I had my Isaac Newton apple on the head moment the day before last. Unlike the famous physicist’s however, mine brought me considerable pain and no immediate insight. I was in the kitchen pouring a cup of hot water for Jia. When I turned around to step away from the water dispenser I bashed my head into the extractor fan above the stove. I made a few involuntary grunts and held my head in my hand to try to contain the shock and pain for a moment before regaining composure somewhat and emerging from the kitchen shaken but with hot water. We joked about it and continued the language exchange. Yesterday I had a large swelling on the side of my head, lost underneath my hair and somewhere above my temple. Today I feel it still. It is on this second day that this blow brought me to an idea. Better late than never I guess.
This collision belongs in the ‘size problems’ category of events and observations. The fan is quite simply too low for me or, I am too damn tall for it. The ‘size problem’ category has been languishing lately it consisting of a series of pictures of me in modest discomfort and of one or two anecdotes. It can however be usefully expanded and serve as a counter point to the ‘images of Westerners’ category I came upon recently. I have had some reservations about the images of Westerners category as is tends to present highly commercial cliches that I am already over familiar with.
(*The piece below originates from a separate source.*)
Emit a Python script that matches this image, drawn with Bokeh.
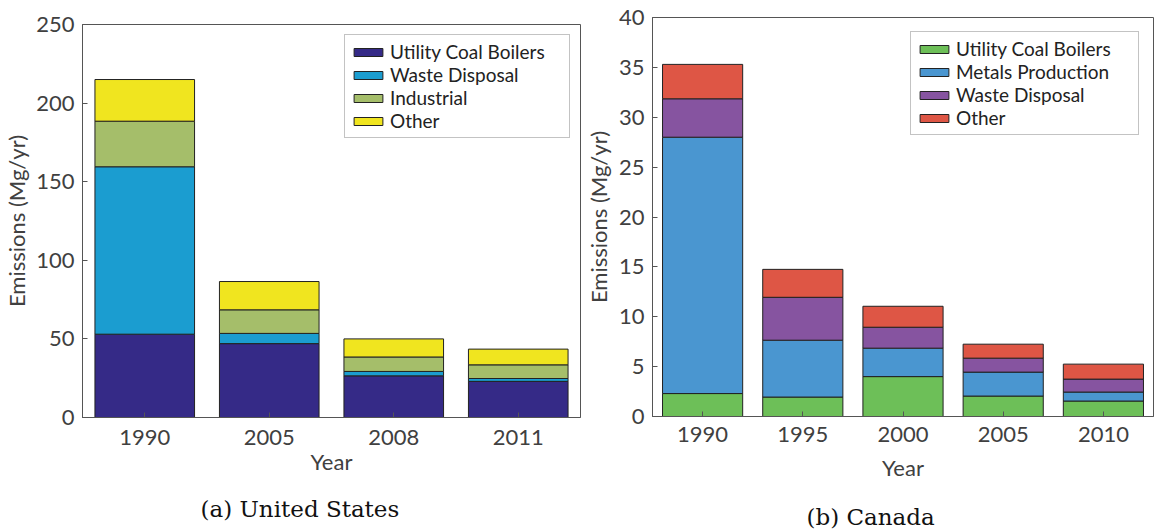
from bokeh.plotting import figure
from bokeh.models import (ColumnDataSource, Range1d, FactorRange,
                          SingleIntervalTicker, Title)
from bokeh.layouts import row
from bokeh.embed import file_html
from bokeh.resources import INLINE

# ---------------- data ----------------
us_years = ["1990", "2005", "2008", "2011"]
us_series = ["Utility Coal Boilers", "Waste Disposal", "Industrial", "Other"]
us_ucb = [53.0, 47.0, 26.5, 23.0]
us_waste = [106.5, 6.5, 2.8, 1.8]
us_industrial = [29.0, 15.0, 9.2, 8.7]
us_other = [26.5, 18.0, 11.5, 10.0]
us_colors = ["#352a87", "#1b9dd0", "#a5be6a", "#f0e51f"]

ca_years = ["1990", "1995", "2000", "2005", "2010"]
ca_series = ["Utility Coal Boilers", "Metals Production", "Waste Disposal", "Other"]
ca_ucb = [2.3, 1.95, 4.0, 2.05, 1.55]
ca_metals = [25.7, 5.7, 2.85, 2.4, 0.9]
ca_waste = [3.85, 4.3, 2.1, 1.4, 1.3]
ca_other = [3.45, 2.8, 2.1, 1.4, 1.5]
ca_colors = ["#6dbf58", "#4a96d0", "#8654a0", "#de5645"]

AXIS_COLOR = "#555555"
TEXT_COLOR = "#404040"
SANS = "Lato"


def make_chart(years, series, values, colors, ymax, ystep, caption,
               fw, fh, bl, br, bt, bb, ylab_standoff, xtick_standoff, xlab_standoff,
               cap_offset, cap_standoff, legend_margin, legend_label_width):
    keys = ["s%d" % i for i in range(len(series))]
    data = {"year": years}
    for k, v in zip(keys, values):
        data[k] = v
    src = ColumnDataSource(data)
    p = figure(x_range=FactorRange(*years), y_range=Range1d(0, ymax),
               frame_width=fw, frame_height=fh, output_backend="svg",
               toolbar_location=None, min_border_left=bl, min_border_right=br,
               min_border_top=bt, min_border_bottom=bb, frame_align=False)
    p.vbar_stack(keys, x="year", width=0.8, source=src, fill_color=colors,
                 line_color="#222222", line_width=1, legend_label=series)
    p.xgrid.visible = False
    p.ygrid.visible = False
    p.outline_line_color = AXIS_COLOR
    p.outline_line_alpha = 1.0
    p.background_fill_color = "white"
    p.border_fill_color = "white"

    p.yaxis.ticker = SingleIntervalTicker(interval=ystep, num_minor_ticks=0)
    for ax in p.xaxis + p.yaxis:
        ax.axis_line_color = AXIS_COLOR
        ax.major_tick_line_color = AXIS_COLOR
        ax.major_tick_in = 5
        ax.major_tick_out = 0
        ax.minor_tick_line_color = None
        ax.major_label_text_font = SANS
        ax.major_label_text_font_size = "22px"
        ax.major_label_text_color = TEXT_COLOR
        ax.axis_label_text_font = SANS
        ax.axis_label_text_font_size = "22px"
        ax.axis_label_text_font_style = "normal"
        ax.axis_label_text_color = TEXT_COLOR
    p.yaxis.major_label_standoff = 8
    p.xaxis.major_label_standoff = xtick_standoff
    p.yaxis.axis_label = "Emissions (Mg/yr)"
    p.yaxis.axis_label_standoff = ylab_standoff
    p.xaxis.axis_label = "Year"
    p.xaxis.axis_label_standoff = xlab_standoff

    lg = p.legend[0]
    lg.location = "top_right"
    lg.margin = legend_margin
    lg.padding = 5
    lg.spacing = 0
    lg.glyph_width = 36
    lg.glyph_height = 10
    lg.label_standoff = 4
    lg.label_width = legend_label_width
    lg.label_text_font = SANS
    lg.label_text_font_size = "19px"
    lg.label_text_color = "#222222"
    lg.border_line_color = "#888888"
    lg.border_line_width = 1
    lg.background_fill_color = "white"
    lg.background_fill_alpha = 1.0

    p.add_layout(Title(text=caption, align="left", offset=cap_offset,
                       standoff=cap_standoff, text_font="DejaVu Serif",
                       text_font_size="23px", text_font_style="normal",
                       text_color="#111111"), "below")
    return p


p1 = make_chart(us_years, us_series, [us_ucb, us_waste, us_industrial, us_other],
                us_colors, 250, 50, "(a) United States",
                498, 393, 77, 1, 24, 110, 3, 12, 0, 118, 32, 10, 174)
p2 = make_chart(ca_years, ca_series, [ca_ucb, ca_metals, ca_waste, ca_other],
                ca_colors, 40, 5, "(b) Canada",
                501, 399, 64, 1, 17, 113, 4, 10, 9, 154, 36, 14, 177)

layout = row(p1, p2, spacing=0)
open("out.html", "w").write(file_html(layout, INLINE))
These have their place and maybe how they are read here will modify them, but they are somewhat impersonal and often obvious stereotypes so I feel a need to create something to contrast them with. So here is this new category that can be defined as things that Chinese people do which I don’t (or at least don’t do well), and in so doing make me more aware of my culture. Placing extractor fans at so low a level is one such thing, crossing busy roads in several stages another and forming sentences that describe things starting from general details to arrive at the specific point only at the end, another still.
OK it is not quite up there with Newton’s general theory of gravity but it is the best I can salvage from this bruising encounter with an extractor fan. What’s more I suspect that Newton’s apple is more than a little apocryphal. I suspect this game of reconstructions is not merely a contemporary one but rather is an old one that has more to do with finding hooks onto which abstract ideas may be placed.